On the Process group details page, select the Technology-specific metrics tab to view relevant cluster charts and metrics. Hadoop ResourceManager metrics pages provide information about your nodes, applications, memory, cores, and containers.
Further down the page, you’ll find a number of ResourceManager-specific charts.
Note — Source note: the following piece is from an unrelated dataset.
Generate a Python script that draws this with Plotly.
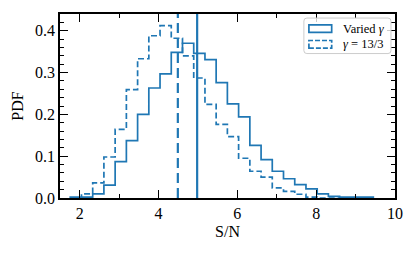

Viewing MRAppMaster metrics

Expand the Details section of an MRAppMaster process group.
Click the Process group details button.
On the Process group details page, click the Technology-specific metrics tab and select the MRAppMaster process.
Click the Hadoop MapReduce tab.

To view NodeManager metrics

Expand the Details section of the NodeManager manager process group.
Click the Process group details button.
On the Process group details page, click the Technology-specific metrics tab and select a NodeManager process.
Click the Hadoop MapReduce tab.

NameNode metrics

Metric	Description
Total	Raw capacity of DataNodes in bytes.
Used	Used capacity across all DataNodes in bytes.
Remaining	Remaining capacity in bytes.
Total load	The number of connections.
Total	The number of allocated blocks in the system.
Pending deletion	The number of blocks pending deletion.
Files total	Total number of files.
Pending replication	The number of blocks pending to be replicated.
Under replicated	The number of under-replicated blocks.
Scheduled replication	The number of blocks scheduled for replication.
Live	The number of live DataNodes.
Dead	The number of dead DataNodes.
Decommission Live	The number of decommissioning live DataNodes.
Decommission Dead	The number of decommissioning dead DataNodes.
Usage – Volume failures total	Total volume failures.
Estimated capacity lost total	Estimated capacity lost in bytes.
Decommission Decommissioning	The number of decommissioning data DataNodes.
Stale	The number of stale DataNodes.
Blocks missing and corrupt – Missing	The number of missing blocks.
Capacity	Cache capacity in bytes.
Used	Cache used in bytes.
Blocks missing and corrupt – Corrupt	The number of corrupt blocks.
Capacity in bytes – Used, non-DFS	Capacity used, non-DFS in bytes.
Appended	The number of files appended.
Created	The number of files and directories created by create or mkdir operations.
Deleted	The number of files and directories deleted by delete or rename operations.
Renamed	The number of rename operations.

DataNode metrics

Metric	Description
Live	The number of live DataNodes.
Dead	The number of dead DataNodes.
Decommission Live	The number of decommissioning live DataNodes.
Decommission Dead	The number of decommissioning dead DataNodes.
Decommission Decommissioning	The number of decommissioning data DataNodes.
Stale	The number of stale DataNodes.
Capacity	Cache capacity in bytes.
Used	Cache used in bytes.
Capacity	Disk capacity in bytes.
DfsUsed	Disk usage in bytes.
Cached	The number of blocks cached.
Failed to cache	The number of blocks that failed to cache.
Failed to uncache	The number of blocks that failed to remove from cache.
Number of failed volumes	The number of volume failures occurred.
Capacity in bytes – Remaining	The remaining disk space left in bytes.
Blocks	The number of blocks read from DataNode.
Removed	The number of blocks removed.
Replicated	The number of blocks replicated.
Verified	The number of blocks verified.
Blocks	The number of blocks written to DataNode.
Bytes	The number of bytes read from DataNode.
Bytes	The number of bytes written to DataNode.

ResourceManager metrics

Metric	Description
Active	Number of active NodeManagers.
Decommissioned	Number of decommissioned NodeManagers.
Lost	Number of lost NodeManagers – no heartbeats.
Rebooted	Number of rebooted NodeManagers.
Unhealthy	Number of unhealthy NodeManagers.
Allocated	Number of allocated containers.
Allocated	Allocated memory in bytes.
Allocated	Number of allocated CPU in virtual cores.
Completed	Number of successfully completed applications.
Failed	Number of failed applications.
Killed	Number of killed applications.
Pending	Number of pending applications.
Running	Number of running applications.
Submitted	Number of submitted applications.
Available	Amount of available memory in bytes.
Available	Number of available CPU in virtual cores.
Pending	Amount of pending memory resource requests in bytes that are not yet fulfilled by the scheduler.
Pending	Pending CPU allocation requests in virtual cores that are not yet fulfilled by the scheduler.
Reserved	Amount of reserved memory in bytes.
Reserved	Number of reserved CPU in virtual cores.